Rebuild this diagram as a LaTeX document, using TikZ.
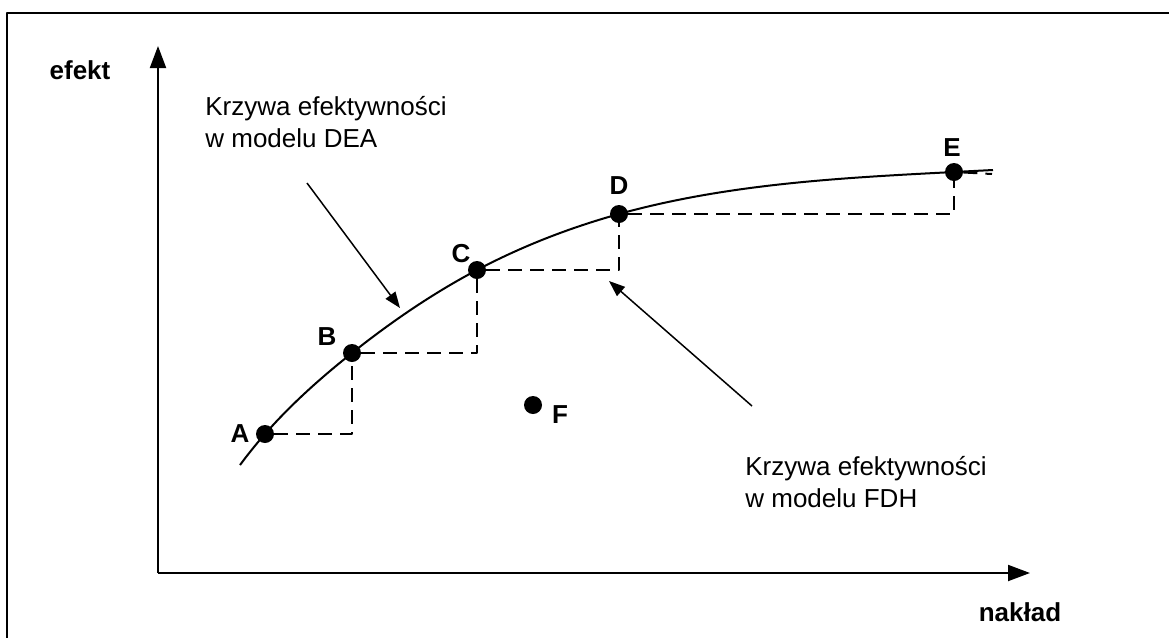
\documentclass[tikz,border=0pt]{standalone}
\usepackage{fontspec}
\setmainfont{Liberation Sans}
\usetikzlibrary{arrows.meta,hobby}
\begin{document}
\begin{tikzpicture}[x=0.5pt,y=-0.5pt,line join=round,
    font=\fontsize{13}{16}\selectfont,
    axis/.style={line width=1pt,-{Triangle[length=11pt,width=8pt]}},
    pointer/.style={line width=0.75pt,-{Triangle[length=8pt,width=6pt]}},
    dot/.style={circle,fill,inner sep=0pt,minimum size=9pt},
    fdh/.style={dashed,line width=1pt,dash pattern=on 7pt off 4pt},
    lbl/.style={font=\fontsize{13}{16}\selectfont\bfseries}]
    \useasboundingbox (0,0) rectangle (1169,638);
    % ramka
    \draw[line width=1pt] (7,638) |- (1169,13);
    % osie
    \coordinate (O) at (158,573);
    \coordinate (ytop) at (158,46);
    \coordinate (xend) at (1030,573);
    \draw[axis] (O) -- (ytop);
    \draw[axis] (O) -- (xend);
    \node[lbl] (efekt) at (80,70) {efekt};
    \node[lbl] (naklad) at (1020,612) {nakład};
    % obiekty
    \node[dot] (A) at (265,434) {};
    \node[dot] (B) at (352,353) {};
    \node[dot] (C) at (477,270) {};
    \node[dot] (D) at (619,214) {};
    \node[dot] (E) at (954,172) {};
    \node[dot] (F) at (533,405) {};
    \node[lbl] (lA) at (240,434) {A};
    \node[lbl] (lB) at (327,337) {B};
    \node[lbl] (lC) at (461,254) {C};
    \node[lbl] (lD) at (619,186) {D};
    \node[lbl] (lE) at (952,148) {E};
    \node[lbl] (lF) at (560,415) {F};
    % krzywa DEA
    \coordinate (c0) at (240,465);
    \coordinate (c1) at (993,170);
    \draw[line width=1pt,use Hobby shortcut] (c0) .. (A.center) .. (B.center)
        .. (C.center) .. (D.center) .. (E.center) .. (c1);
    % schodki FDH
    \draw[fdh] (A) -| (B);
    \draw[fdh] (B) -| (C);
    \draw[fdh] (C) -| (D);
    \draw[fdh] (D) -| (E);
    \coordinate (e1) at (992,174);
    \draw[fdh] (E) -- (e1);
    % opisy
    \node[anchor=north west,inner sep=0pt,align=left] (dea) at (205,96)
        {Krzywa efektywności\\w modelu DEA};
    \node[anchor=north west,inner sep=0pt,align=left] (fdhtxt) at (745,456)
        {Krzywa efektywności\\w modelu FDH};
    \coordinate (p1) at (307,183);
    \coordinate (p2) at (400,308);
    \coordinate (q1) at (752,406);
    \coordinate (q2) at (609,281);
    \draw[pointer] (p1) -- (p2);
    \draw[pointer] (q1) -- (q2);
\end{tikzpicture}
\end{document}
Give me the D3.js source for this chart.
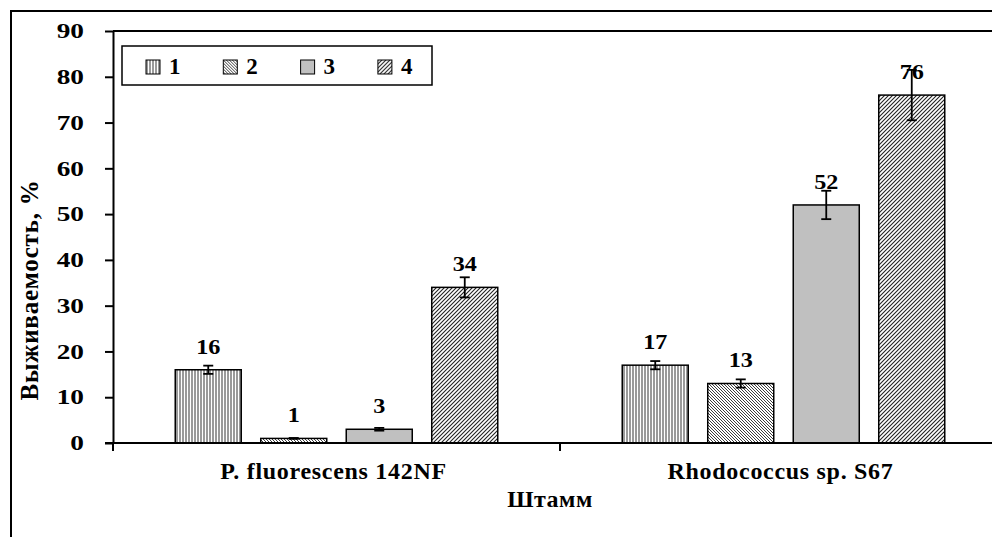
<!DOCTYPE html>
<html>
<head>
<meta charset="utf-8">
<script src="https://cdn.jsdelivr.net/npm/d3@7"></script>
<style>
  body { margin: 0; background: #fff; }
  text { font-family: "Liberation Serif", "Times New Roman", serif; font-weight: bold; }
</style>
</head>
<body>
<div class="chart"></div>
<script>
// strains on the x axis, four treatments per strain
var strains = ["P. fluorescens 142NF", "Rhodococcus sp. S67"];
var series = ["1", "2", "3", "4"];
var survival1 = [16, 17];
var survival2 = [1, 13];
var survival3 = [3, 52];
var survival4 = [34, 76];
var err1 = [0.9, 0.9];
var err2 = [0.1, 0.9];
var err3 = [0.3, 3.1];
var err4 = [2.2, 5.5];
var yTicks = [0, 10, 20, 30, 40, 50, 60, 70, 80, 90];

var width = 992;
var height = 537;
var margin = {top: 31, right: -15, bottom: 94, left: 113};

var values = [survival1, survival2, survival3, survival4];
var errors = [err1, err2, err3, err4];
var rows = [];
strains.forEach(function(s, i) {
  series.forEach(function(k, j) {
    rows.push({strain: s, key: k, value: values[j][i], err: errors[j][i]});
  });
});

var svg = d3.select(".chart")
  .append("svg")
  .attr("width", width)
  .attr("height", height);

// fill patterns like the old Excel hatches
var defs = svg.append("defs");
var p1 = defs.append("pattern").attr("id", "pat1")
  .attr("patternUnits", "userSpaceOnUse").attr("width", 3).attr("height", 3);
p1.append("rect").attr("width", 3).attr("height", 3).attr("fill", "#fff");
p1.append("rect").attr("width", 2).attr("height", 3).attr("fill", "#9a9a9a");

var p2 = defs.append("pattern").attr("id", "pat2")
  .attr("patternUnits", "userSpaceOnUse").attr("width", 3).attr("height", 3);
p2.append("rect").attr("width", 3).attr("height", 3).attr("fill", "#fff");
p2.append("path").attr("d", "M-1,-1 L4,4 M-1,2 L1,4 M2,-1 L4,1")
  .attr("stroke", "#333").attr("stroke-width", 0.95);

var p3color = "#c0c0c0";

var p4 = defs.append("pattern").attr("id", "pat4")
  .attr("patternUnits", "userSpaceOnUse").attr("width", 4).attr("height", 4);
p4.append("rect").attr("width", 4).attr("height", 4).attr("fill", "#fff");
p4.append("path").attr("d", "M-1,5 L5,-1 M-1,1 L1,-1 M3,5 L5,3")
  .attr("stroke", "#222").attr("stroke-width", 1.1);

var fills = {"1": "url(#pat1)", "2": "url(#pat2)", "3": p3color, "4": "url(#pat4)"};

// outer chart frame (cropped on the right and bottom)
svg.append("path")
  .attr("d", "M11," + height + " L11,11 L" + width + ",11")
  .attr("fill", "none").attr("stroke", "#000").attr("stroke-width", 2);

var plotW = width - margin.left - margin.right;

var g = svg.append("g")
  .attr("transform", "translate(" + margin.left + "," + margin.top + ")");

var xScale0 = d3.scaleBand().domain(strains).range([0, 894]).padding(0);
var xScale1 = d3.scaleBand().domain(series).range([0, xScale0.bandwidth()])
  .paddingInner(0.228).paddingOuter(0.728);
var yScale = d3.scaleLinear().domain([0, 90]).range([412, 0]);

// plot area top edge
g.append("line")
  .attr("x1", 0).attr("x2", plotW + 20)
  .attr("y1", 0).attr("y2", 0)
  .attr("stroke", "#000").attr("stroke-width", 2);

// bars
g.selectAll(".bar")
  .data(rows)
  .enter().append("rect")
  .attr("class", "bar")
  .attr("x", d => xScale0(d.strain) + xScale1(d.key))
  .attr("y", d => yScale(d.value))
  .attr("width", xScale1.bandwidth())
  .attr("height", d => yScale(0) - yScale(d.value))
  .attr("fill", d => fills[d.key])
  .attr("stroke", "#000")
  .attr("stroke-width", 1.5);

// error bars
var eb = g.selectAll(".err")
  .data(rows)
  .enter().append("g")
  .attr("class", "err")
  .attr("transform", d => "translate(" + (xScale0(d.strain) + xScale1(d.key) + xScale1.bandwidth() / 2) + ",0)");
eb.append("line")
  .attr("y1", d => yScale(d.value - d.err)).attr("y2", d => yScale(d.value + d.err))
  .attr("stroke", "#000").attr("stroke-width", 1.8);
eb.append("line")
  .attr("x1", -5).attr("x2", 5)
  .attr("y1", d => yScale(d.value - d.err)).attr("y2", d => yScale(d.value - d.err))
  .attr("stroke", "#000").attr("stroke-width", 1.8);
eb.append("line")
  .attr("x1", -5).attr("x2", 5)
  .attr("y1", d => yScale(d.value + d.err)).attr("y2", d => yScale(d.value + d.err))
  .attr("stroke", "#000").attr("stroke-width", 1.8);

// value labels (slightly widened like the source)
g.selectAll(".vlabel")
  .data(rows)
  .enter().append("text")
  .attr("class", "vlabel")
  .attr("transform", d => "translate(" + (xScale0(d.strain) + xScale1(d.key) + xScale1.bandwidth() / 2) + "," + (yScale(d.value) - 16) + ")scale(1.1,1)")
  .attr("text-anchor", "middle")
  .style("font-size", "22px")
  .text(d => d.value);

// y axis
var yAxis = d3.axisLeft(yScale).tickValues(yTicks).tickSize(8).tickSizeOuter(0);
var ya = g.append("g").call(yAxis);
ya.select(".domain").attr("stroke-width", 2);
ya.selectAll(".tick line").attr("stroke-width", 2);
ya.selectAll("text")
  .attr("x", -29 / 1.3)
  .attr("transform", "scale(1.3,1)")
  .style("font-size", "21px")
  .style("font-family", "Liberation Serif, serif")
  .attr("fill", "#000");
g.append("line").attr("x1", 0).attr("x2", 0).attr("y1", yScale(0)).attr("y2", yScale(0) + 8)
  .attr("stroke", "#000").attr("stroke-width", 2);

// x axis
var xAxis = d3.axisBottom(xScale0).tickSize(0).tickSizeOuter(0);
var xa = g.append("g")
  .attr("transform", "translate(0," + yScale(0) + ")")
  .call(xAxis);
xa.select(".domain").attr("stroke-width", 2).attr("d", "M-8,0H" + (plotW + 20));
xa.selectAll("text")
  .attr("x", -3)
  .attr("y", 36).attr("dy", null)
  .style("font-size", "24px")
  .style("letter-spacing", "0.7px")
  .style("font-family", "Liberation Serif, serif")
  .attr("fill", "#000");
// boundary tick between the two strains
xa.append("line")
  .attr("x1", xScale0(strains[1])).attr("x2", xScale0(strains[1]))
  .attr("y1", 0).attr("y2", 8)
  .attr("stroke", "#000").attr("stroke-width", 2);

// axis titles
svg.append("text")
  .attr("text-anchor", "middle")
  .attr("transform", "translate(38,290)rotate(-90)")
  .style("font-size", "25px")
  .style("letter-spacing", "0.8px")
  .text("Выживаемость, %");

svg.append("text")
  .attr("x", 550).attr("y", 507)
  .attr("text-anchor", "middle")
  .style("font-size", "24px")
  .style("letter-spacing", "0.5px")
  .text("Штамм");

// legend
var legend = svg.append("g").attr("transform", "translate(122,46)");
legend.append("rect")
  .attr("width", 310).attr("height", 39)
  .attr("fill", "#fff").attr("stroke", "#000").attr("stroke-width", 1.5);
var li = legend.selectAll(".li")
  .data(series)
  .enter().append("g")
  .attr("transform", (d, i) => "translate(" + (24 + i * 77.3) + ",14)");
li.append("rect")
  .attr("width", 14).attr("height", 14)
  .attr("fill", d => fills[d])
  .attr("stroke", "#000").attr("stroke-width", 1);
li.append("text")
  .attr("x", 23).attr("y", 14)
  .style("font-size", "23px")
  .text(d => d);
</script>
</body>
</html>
----------------
#### SHORT TASK
Copy each line of the listing in which the word "chart" can be found.

#### EXPECTED ANSWER
Give me the D3.js source for this chart.
<div class="chart"></div>
var svg = d3.select(".chart")
// outer chart frame (cropped on the right and bottom)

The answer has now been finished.